Pour le président Macron, le choix belge en faveur du F-35 va « a contrario des intérêts européens »

Le 25 octobre, le gouvernement belge a annoncé avoir choisi l’avion américain F-35A pour remplacer ses F-16 de sa force aérienne. Et il ainsi mis fin à un feuilleton dont l’épilogue était quasiment écrit d’avance, au point que deux industriels potentiellement intéressés par l’appel d’offres qu’il avait lancé ont préféré passer leur tour.

Seul le consortium Eurofighter a tenté sa chance face à l’appareil de Lockheed-Martin. Quant à la France, elle a préféré court-circuiter la procédure en faisant une proposition de partenariat stratégique reposant sur la livraison de 34 Rafale F3R ainsi que sur la participation de l’industrie aérospatiale belge au développement du standard F4 de l’appareil de Dassault Aviation.

L’offre française a donc fait long feu. Et il n’est pas certain qu’elle ait été sérieusement étudiée, Bruxelles ayant refusé de signer une clause de confidentialité car cela aurait, selon le journal belge L’Echo, mis la Belgique « dans une position juridique délicate qui impliquerait une négociation avec la France alors que la procédure d’appel d’offres lancée par le gouvernement était en cours. » Un point qui ne met cependant pas d’accord les juristes…

Mais, d’après La Libre Belgique, la proposition faite par Paris n’a pas été sans conséquences puisqu’elle aurait contraint Lockheed-Martin à consentir un gros rabais, notamment en retirant du prix unitaire des F-35A les coûts de recherche et de développement. Soit une réduction de la facture globale de 647 millions d’euros. Le montant de la commande sera de 3,8 milliards d’euros (plus 200 millions d’euros de provision pour les risques de change). En contrepartie, Lockheed-Martin a promis 3,6 milliards de retours industriels, qui restent à concrétiser).

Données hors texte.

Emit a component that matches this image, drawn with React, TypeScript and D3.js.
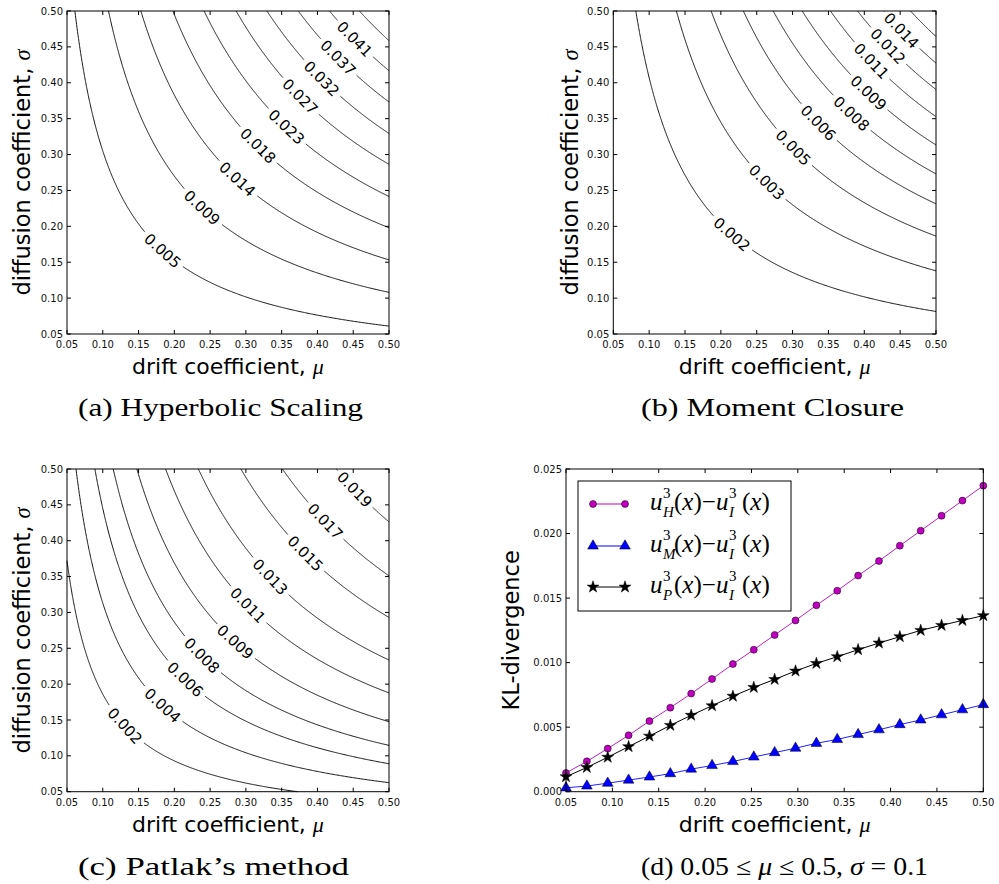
import React from 'react';
import * as d3 from 'd3';

// ---------- data ----------
const muTicks = [0.05, 0.1, 0.15, 0.2, 0.25, 0.3, 0.35, 0.4, 0.45, 0.5];
const sigmaTicks = [0.05, 0.1, 0.15, 0.2, 0.25, 0.3, 0.35, 0.4, 0.45, 0.5];
const tickLabels = ['0.05', '0.10', '0.15', '0.20', '0.25', '0.30', '0.35', '0.40', '0.45', '0.50'];

// contour levels expressed as the product mu*sigma along each iso-line
const hyperProducts = [0.0305, 0.054, 0.0766, 0.099, 0.1208, 0.1432, 0.1647, 0.1866, 0.2084, 0.2293];
const hyperLabels = ['0.005', '0.009', '0.014', '0.018', '0.023', '0.027', '0.032', '0.037', '0.041', ''];
const hyperLabelMu = [0.184, 0.239, 0.288, 0.317, 0.357, 0.376, 0.406, 0.429, 0.452, 0];

const momentProducts = [0.0407, 0.069, 0.0932, 0.1157, 0.1365, 0.1567, 0.1764, 0.1953, 0.2137, 0.2322];
const momentLabels = ['0.002', '0.003', '0.005', '0.006', '0.008', '0.009', '0.011', '0.012', '0.014', ''];
const momentLabelMu = [0.215, 0.264, 0.301, 0.336, 0.382, 0.406, 0.41, 0.433, 0.452, 0];

const patlakProducts = [0.0186, 0.0313, 0.0445, 0.0573, 0.0738, 0.0939, 0.1168, 0.1465, 0.1755, 0.2131];
const patlakLabels = ['0.002', '0.004', '0.006', '0.008', '0.009', '0.011', '0.013', '0.015', '0.017', '0.019'];
const patlakLabelMu = [0.131, 0.184, 0.215, 0.239, 0.285, 0.303, 0.334, 0.383, 0.411, 0.452];

// panel (d)
const klMu = [0.05, 0.0725, 0.095, 0.1175, 0.14, 0.1625, 0.185, 0.2075, 0.23, 0.2525, 0.275,
  0.2975, 0.32, 0.3425, 0.365, 0.3875, 0.41, 0.4325, 0.455, 0.4775, 0.5];
const klH = [0.00145, 0.00235, 0.00334, 0.00437, 0.00547, 0.00651, 0.0076, 0.00873, 0.00989, 0.011, 0.01214,
  0.01327, 0.01444, 0.01557, 0.01674, 0.01787, 0.01906, 0.02022, 0.02138, 0.02255, 0.02371];
const klM = [0.0003, 0.00044, 0.00066, 0.0009, 0.00114, 0.0014, 0.00175, 0.00203, 0.00234, 0.00269, 0.00303,
  0.00337, 0.00375, 0.00405, 0.00443, 0.0048, 0.0052, 0.00556, 0.00596, 0.00635, 0.00675];
const klP = [0.00116, 0.00188, 0.00267, 0.00349, 0.00431, 0.00514, 0.00592, 0.00666, 0.0074, 0.00808, 0.0087,
  0.00935, 0.00994, 0.01046, 0.011, 0.01152, 0.01201, 0.0125, 0.01289, 0.01327, 0.01364];
const klTicks = [0, 0.005, 0.01, 0.015, 0.02, 0.025];
const klTickLabels = ['0.000', '0.005', '0.010', '0.015', '0.020', '0.025'];
const legendSubs = ['H', 'M', 'P'];

const SANS = 'DejaVu Sans';
const SERIF = 'Liberation Serif';

type Box = { x0: number; x1: number; y0: number; y1: number };

function Frame({ b, xs, ys, xt, yt, xl, yl }: any) {
  const L = 4;
  return (
    <g>
      <rect x={b.x0} y={b.y0} width={b.x1 - b.x0} height={b.y1 - b.y0} fill="none" stroke="#000" strokeWidth={1} />
      {xt.map((t: number, i: number) => (
        <g key={'x' + i}>
          <line x1={xs(t)} x2={xs(t)} y1={b.y1} y2={b.y1 - L} stroke="#000" />
          <line x1={xs(t)} x2={xs(t)} y1={b.y0} y2={b.y0 + L} stroke="#000" />
          <text x={xs(t)} y={b.y1 + 14} fontFamily={SANS} fontSize={10} textAnchor="middle" fill="#111">{xl[i]}</text>
        </g>
      ))}
      {yt.map((t: number, i: number) => (
        <g key={'y' + i}>
          <line x1={b.x0} x2={b.x0 + L} y1={ys(t)} y2={ys(t)} stroke="#000" />
          <line x1={b.x1} x2={b.x1 - L} y1={ys(t)} y2={ys(t)} stroke="#000" />
          <text x={b.x0 - 4} y={ys(t) + 3.6} fontFamily={SANS} fontSize={10} textAnchor="end" fill="#111">{yl[i]}</text>
        </g>
      ))}
    </g>
  );
}

function ContourPanel({ b, products, labels, labelMu }: { b: Box; products: number[]; labels: string[]; labelMu: number[] }) {
  const xs = d3.scaleLinear().domain([0.05, 0.5]).range([b.x0, b.x1]);
  const ys = d3.scaleLinear().domain([0.05, 0.5]).range([b.y1, b.y0]);
  const line = d3.line<[number, number]>();
  const fs = 15;
  const items = products.map((P, i) => {
    const muMin = Math.max(0.05, P / 0.5);
    const muMax = Math.min(0.5, P / 0.05);
    const N = 500;
    const pts: [number, number][] = d3.range(N + 1).map((j) => {
      const mu = muMin * Math.pow(muMax / muMin, j / N);
      return [xs(mu), ys(P / mu)];
    });
    const s: number[] = [0];
    for (let k = 1; k < pts.length; k++) s.push(s[k - 1] + Math.hypot(pts[k][0] - pts[k - 1][0], pts[k][1] - pts[k - 1][1]));
    const lab = labels[i];
    if (!lab) return { paths: [line(pts)], label: null };
    const tx = xs(labelMu[i]);
    let kb = 0;
    pts.forEach((p, k) => { if (Math.abs(p[0] - tx) < Math.abs(pts[kb][0] - tx)) kb = k; });
    const s0 = s[kb];
    const w = fs * (0.636 * 4 + 0.318);
    const half = w / 2 + 4;
    const seg1 = pts.filter((_, k) => s[k] <= s0 - half);
    const seg2 = pts.filter((_, k) => s[k] >= s0 + half);
    const ia = pts.findIndex((_, k) => s[k] >= s0 - 8);
    let ib = pts.findIndex((_, k) => s[k] >= s0 + 8);
    if (ib < 0) ib = pts.length - 1;
    const ang = (Math.atan2(pts[ib][1] - pts[ia][1], pts[ib][0] - pts[ia][0]) * 180) / Math.PI;
    return {
      paths: [seg1.length > 1 ? line(seg1) : null, seg2.length > 1 ? line(seg2) : null],
      label: { x: pts[kb][0], y: pts[kb][1], ang, text: lab },
    };
  });
  return (
    <g>
      {items.map((it, i) => (
        <g key={i}>
          {it.paths.map((d, j) => d && <path key={j} d={d} fill="none" stroke="#111" strokeWidth={1} />)}
          {it.label && (
            <text
              transform={`translate(${it.label.x},${it.label.y}) rotate(${it.label.ang})`}
              fontFamily={SANS} fontSize={fs} textAnchor="middle" dy="0.36em" fill="#000"
            >{it.label.text}</text>
          )}
        </g>
      ))}
      <Frame b={b} xs={xs} ys={ys} xt={muTicks} yt={sigmaTicks} xl={tickLabels} yl={tickLabels} />
    </g>
  );
}

function YLabel({ x, y, text, greek }: any) {
  return (
    <text transform={`translate(${x},${y}) rotate(-90)`} textAnchor="middle" fontFamily={SANS} fontSize={22.5} fill="#000">
      {text}
      {greek && <tspan fontFamily={SERIF} fontStyle="italic">{greek}</tspan>}
    </text>
  );
}

function XLabel({ x, y }: any) {
  return (
    <text x={x} y={y} textAnchor="middle" fontFamily={SANS} fontSize={22} fill="#000">
      drift coefficient, <tspan fontFamily={SERIF} fontStyle="italic">μ</tspan>
    </text>
  );
}

function MathLabel({ x, y, sub }: { x: number; y: number; sub: string }) {
  const F = 25, f = 15;
  const t = (dx: number, dy: number, size: number, italic: boolean, s: string) => (
    <text x={x + dx} y={y + dy} fontFamily={SERIF} fontSize={size} fontStyle={italic ? 'italic' : 'normal'} fill="#000">{s}</text>
  );
  return (
    <g>
      {t(0, 0, F, true, 'u')}
      {t(13, -12, f, false, '3')}
      {t(13, 7, f, true, sub)}
      <text x={x + 24} y={y} fontFamily={SERIF} fontSize={F} fill="#000">
        (<tspan fontStyle="italic">x</tspan>)−<tspan fontStyle="italic">u</tspan>
      </text>
      {t(79, -12, f, false, '3')}
      {t(79, 7, f, true, 'I')}
      <text x={x + 92} y={y} fontFamily={SERIF} fontSize={F} fill="#000">
        (<tspan fontStyle="italic">x</tspan>)
      </text>
    </g>
  );
}

function KLPanel({ b }: { b: Box }) {
  const xs = d3.scaleLinear().domain([0.05, 0.5]).range([b.x0, b.x1]);
  const ys = d3.scaleLinear().domain([0, 0.025]).range([b.y1, b.y0]);
  const line = d3.line<number>().x((_, i) => xs(klMu[i])).y((v) => ys(v));
  const tri = d3.symbol().type(d3.symbolTriangle).size(50)() as string;
  const star = d3.symbol().type(d3.symbolStar).size(44)() as string;
  const circle = (cx: number, cy: number, k: any) => (
    <circle key={k} cx={cx} cy={cy} r={3.5} fill="#bf00bf" stroke="#000" strokeWidth={0.5} />
  );
  const triM = (cx: number, cy: number, k: any) => (
    <path key={k} d={tri} transform={`translate(${cx},${cy})`} fill="#0000ff" stroke="#000" strokeWidth={0.5} />
  );
  const starM = (cx: number, cy: number, k: any) => (
    <path key={k} d={star} transform={`translate(${cx},${cy})`} fill="#000" stroke="#000" strokeWidth={0.5} />
  );
  const legRows = [
    { color: '#bf00bf', mk: circle },
    { color: '#0000ff', mk: triM },
    { color: '#000', mk: starM },
  ];
  const lx0 = 578, ly0 = 481, lw = 213, lh = 130;
  const rowY = [504, 546, 587];
  return (
    <g>
      <path d={line(klH) as string} fill="none" stroke="#c020c8" strokeWidth={1} />
      <path d={line(klM) as string} fill="none" stroke="#2020ff" strokeWidth={1} />
      <path d={line(klP) as string} fill="none" stroke="#000" strokeWidth={1} />
      {klH.map((v, i) => circle(xs(klMu[i]), ys(v), 'h' + i))}
      {klM.map((v, i) => triM(xs(klMu[i]), ys(v), 'm' + i))}
      {klP.map((v, i) => starM(xs(klMu[i]), ys(v), 'p' + i))}
      <Frame b={b} xs={xs} ys={ys} xt={muTicks} yt={klTicks} xl={tickLabels} yl={klTickLabels} />
      <rect x={lx0} y={ly0} width={lw} height={lh} fill="#fff" stroke="#000" strokeWidth={1} />
      {legRows.map((r, i) => (
        <g key={i}>
          <line x1={593} x2={625} y1={rowY[i]} y2={rowY[i]} stroke={r.color} strokeWidth={1} />
          {r.mk(593, rowY[i], 'a')}
          {r.mk(625, rowY[i], 'b')}
          <MathLabel x={650} y={rowY[i] + 6} sub={legendSubs[i]} />
        </g>
      ))}
    </g>
  );
}

export default function App() {
  const A: Box = { x0: 67, x1: 389, y0: 11, y1: 334 };
  const B: Box = { x0: 613.3, x1: 936, y0: 11, y1: 334 };
  const C: Box = { x0: 67, x1: 389, y0: 469, y1: 791.7 };
  const D: Box = { x0: 566, x1: 983.3, y0: 469, y1: 791.7 };
  const cap = (x: number, y: number, len: number, children: any) => (
    <text x={x} y={y} fontFamily={SERIF} fontSize={25} fill="#000" textLength={len} lengthAdjust="spacingAndGlyphs">{children}</text>
  );
  return (
    <svg width={999} height={884} style={{ position: 'absolute', left: 0, top: 0, background: '#fff' }}>
      <rect x={0} y={0} width={999} height={884} fill="#fff" />
      <ContourPanel b={A} products={hyperProducts} labels={hyperLabels} labelMu={hyperLabelMu} />
      <ContourPanel b={B} products={momentProducts} labels={momentLabels} labelMu={momentLabelMu} />
      <ContourPanel b={C} products={patlakProducts} labels={patlakLabels} labelMu={patlakLabelMu} />
      <KLPanel b={D} />

      <YLabel x={30} y={(A.y0 + A.y1) / 2} text="diffusion coefficient, " greek="σ" />
      <YLabel x={578} y={(B.y0 + B.y1) / 2} text="diffusion coefficient, " greek="σ" />
      <YLabel x={30} y={(C.y0 + C.y1) / 2} text="diffusion coefficient, " greek="σ" />
      <YLabel x={519} y={(D.y0 + D.y1) / 2} text="KL-divergence" />

      <XLabel x={(A.x0 + A.x1) / 2} y={A.y1 + 40} />
      <XLabel x={(B.x0 + B.x1) / 2} y={B.y1 + 40} />
      <XLabel x={(C.x0 + C.x1) / 2} y={C.y1 + 40} />
      <XLabel x={(D.x0 + D.x1) / 2} y={D.y1 + 40} />

      {cap(78, 416, 285, '(a) Hyperbolic Scaling')}
      {cap(641, 416, 263, '(b) Moment Closure')}
      {cap(78, 875, 271, '(c) Patlak’s method')}
      {cap(641, 875, 287, <>
        (d) 0.05 ≤ <tspan fontStyle="italic">μ</tspan> ≤ 0.5, <tspan fontStyle="italic">σ</tspan> = 0.1
      </>)}
    </svg>
  );
}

Quoi qu’il en soit, le choix du F-35A obéit à une certaine logique, dans la mesure où il permettra à la force aérienne belge de continuer à mettre en oeuvre les bombes nucléaires tactiques américaines B-61 au titre de la dissuasion de l’Otan, d’opérer dans des environnements contestés et de trouver éventuellement des synergies avec son homologue néerlandaise. À vrai dire, le choix d’un avion européen – Eurofighter ou Rafale – aurait été une (bonne) surprise.

Cela étant, ce 26 octobre, et même si Bruxelles a confirmé la commande de 442 blindés issus du programme français SCORPION, le président français, Emmanuel Macron, a dit regretter la décision du gouvernement belge en faveur du F-35.

« L’offre française est arrivé après la clôture [de l’appel d’offres]. Je regrette le choix fait. Il n’y avait pas que l’offre du Rafale, il y avait aussi l’Eurofighter, un vraie offre européenne. La décision est liée à une procédure belge, à des contraintes politiques du pays mais stratégiquement va a contrario des intérêt européens », en effet affirmé M. Macron, lors d’une conférence de presse, à Bratislava.

« Je ferai tout pour que dans les appels d’offres à venir, des offres européennes soient promues », a ensuite assuré le président français. « L’Europe doit développer une vraie capacité d’industrie de défense européenne, dans tous les pays qui croient à cette aventure. Ma détermination en sort renforcée », a-t-il continué. Et d’insister : « L’Europe ne sera forte que si elle est vraiment souveraine et si elle sait se protéger elle même. Nous héritons d’habitudes passées, les projets évoqués ont été lancés avant mon arrivée. »

Justement, le dossier du F-35A en a éclipsé un autre : celui du choix de Bruxelles d’acquérir, pour 226 millions d’euros, deux systèmes de drones MALE [Moyenne Altitude Longue Endurance] de type MQ-9B SkyGuardian, encore en cours de développement chez le constructeur américain General Atomics. La livraison de ces appareils devrait se faire entre 2022 et 2024, pour une mise en service opérationnelle en 2025. C’est à dire quand le drone européen MALE RPAS sera prêt…

« Ces drones de reconnaissance qui permettent de collecter des informations à partir du ciel de type MALE jouent un rôle de plus en plus important dans les opérations. Mais au niveau européen, il y a une pénurie de ce type de drones. Avec cet achat, la Défense s’engage pour l’avenir tout en comblant un déficit capacitaire au niveau européen. Dans le futur, l’intention reste d’investir dans le développement de drones européens de type MALE, un projet lancé à l’initiative de la France, de l’Allemagne, de l’Espagne et de l’Italie », a expliqué Steven Vandeput, le ministre belge de la Défense. Pourquoi « dans le futur » et pas maintenant?